Latitude-wise, you just can’t go much farther up the globe and still have solid land under your feet. So the folks at the Top of the World club at Thule Air Base were having the world’s northern-most Thursday night.
It was a big night in Thule because the Air Force announced its promotion list earlier in the day, and a number of the base’s 140 or so military personnel were awarded a stripe. It entitled them to buy a lot of people a lot of drinks, from tall glasses of dark, Danish Tuborg Classic beer to a devilish two-toned mix of tequila and Tabasco sauce called, depending on whom you asked, a Tornado or a Prairie Fire.
So the airmen and a number of the approximately 550 Danish and American support personnel came out for a rousing round of drinks at the Viking Bar at the TOW club, as it’s called, because quite literally there is not another place that doesn’t involve an airplane flight to get to for a cold bottle of Bud and a plate of hot wings.
As such, it was somewhat crowded in the one-room establishment with the rectangular island bar, set up to look and feel like a good old American sports bar. It’s well-lit and festooned with TVs, with two pool tables in the middle — one for the regular game of eight ball, the other with five wooden dowels standing upright in the center and just three balls on the felt.

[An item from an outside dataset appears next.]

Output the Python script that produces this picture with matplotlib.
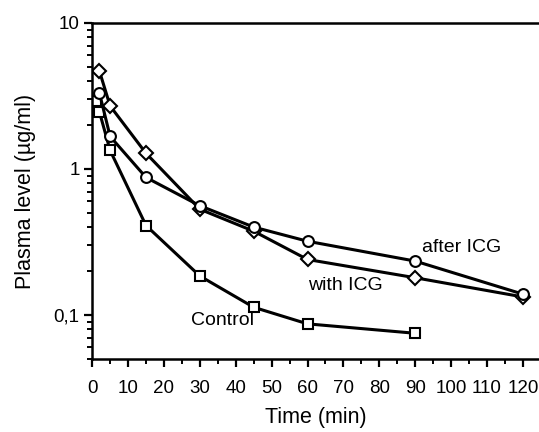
import matplotlib
matplotlib.use("Agg")
import matplotlib.pyplot as plt
from matplotlib.ticker import MultipleLocator, LogLocator, FixedLocator, FixedFormatter

plt.rcParams['font.family'] = ['Liberation Sans', 'DejaVu Sans']

# data
t_control = [1, 2, 5, 15, 30, 45, 60, 90]
control = [2.9, 2.47, 1.34, 0.41, 0.185, 0.113, 0.087, 0.075]

t_icg = [2, 5, 15, 30, 45, 60, 90, 120]
with_icg = [4.7, 2.7, 1.28, 0.53, 0.375, 0.24, 0.18, 0.133]
after_icg = [3.33, 1.67, 0.875, 0.56, 0.40, 0.32, 0.234, 0.139]

y_ticks = [0.1, 1, 10]
y_labels = ["0,1", "1", "10"]

fig = plt.figure(figsize=(5.39, 4.32), dpi=100)
ax = fig.add_axes([0.171, 0.169, 0.829, 0.778])

line_kw = dict(color='black', lw=2.2, markerfacecolor='white',
               markeredgecolor='black', markeredgewidth=1.5)
ax.plot(t_control, control, marker='s', ms=6.5, **line_kw)
ax.plot(t_icg, with_icg, marker='D', ms=6.8, **line_kw)
ax.plot(t_icg, after_icg, marker='o', ms=7.8, **line_kw)

ax.set_yscale('log')
ax.set_ylim(0.05, 10)
ax.set_xlim(0, 124.5)

ax.xaxis.set_major_locator(MultipleLocator(10))
ax.xaxis.set_minor_locator(MultipleLocator(5))
ax.yaxis.set_major_locator(FixedLocator(y_ticks))
ax.yaxis.set_major_formatter(FixedFormatter(y_labels))
ax.yaxis.set_minor_locator(LogLocator(base=10, subs=range(2, 10)))
ax.yaxis.set_minor_formatter(FixedFormatter([]))

ax.tick_params(which='major', direction='out', length=6, width=1.6, labelsize=13.5)
ax.tick_params(which='minor', direction='out', length=3.5, width=1.4)
ax.tick_params(axis='x', pad=9)
ax.tick_params(axis='y', pad=3)

for side in ['left', 'bottom', 'top']:
    ax.spines[side].set_linewidth(1.8)
ax.spines['right'].set_visible(False)

ax.set_xlabel("Time (min)", fontsize=15.5, labelpad=7)
ax.set_ylabel("Plasma level (µg/ml)", fontsize=15.5, labelpad=13)

ax.text(103, 0.291, "after ICG", fontsize=14, ha='center', va='center')
ax.text(70.5, 0.16, "with ICG", fontsize=14, ha='center', va='center')
ax.text(36.3, 0.092, "Control", fontsize=14, ha='center', va='center')

fig.savefig("out.png", dpi=100)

This is for a game called Danish pool or “pins billiards,” according to a man named Henrik. The game involves trying to hit combinations of the one red and two white balls without colliding with the dowels.
Few tried their hand at the game on Thursday, however, because the patrons of the Viking were somewhat more single-minded in the pursuit of another activity — making newcomers drink rows of shots of increasingly distasteful liquor.
To be sure, the most unique thing about a bar 500 miles north of the Arctic Circle is the drink selection. Because Greenland has historically been a Danish colony, the only beers on tap are Denmark staples, the Tuborg and an amber selection called Carl’s, though U.S. bottled beers are available.
But it’s the Danish liquors that separate the Thule drink selection from bars in more hospitable climates, and descriptions of them run like a horror story.
The first was called Gajol. It comes in two varieties, blue and yellow. Both are a viscous dark liquid of identical appearance, but of distinctly different flavor — yellow is like a mouthful of fermented Good & Plenty candies, and blue’s a sinus-clearing sour concoction.
“We have a tradition in Denmark to drink schnapps,” said another man named Henrik, so it’s on to Red Aalborg, a light-brown liquor named after the town where it is distilled.
“It’s made of old potatoes,” Henrik said. It’s an esophagus-searing liquid with a bitter aftertaste.
“Smells like gasoline,” reads a scribbled note under the words, “86 proof.”
Numerous patrons lament that the Viking was out of the two most notoriously bad-tasting Thule treats Thursday night, a pair of drinks called Fisherman’s and Northern Sea Oil.
Similarly, people are waiting for Friday to delve into the most popular drink on the world’s biggest island in the planet’s northernmost American military installation. That night, patrons will dip into pitchers of orange juice, vodka and an unnamed blue mixer that are combined in an evil potion called “Green Goop,” for their entertainment.
It sounds devastating, but with 24 hours of sun and only a few roads on the base, at least it’s hard to get lost on the way home.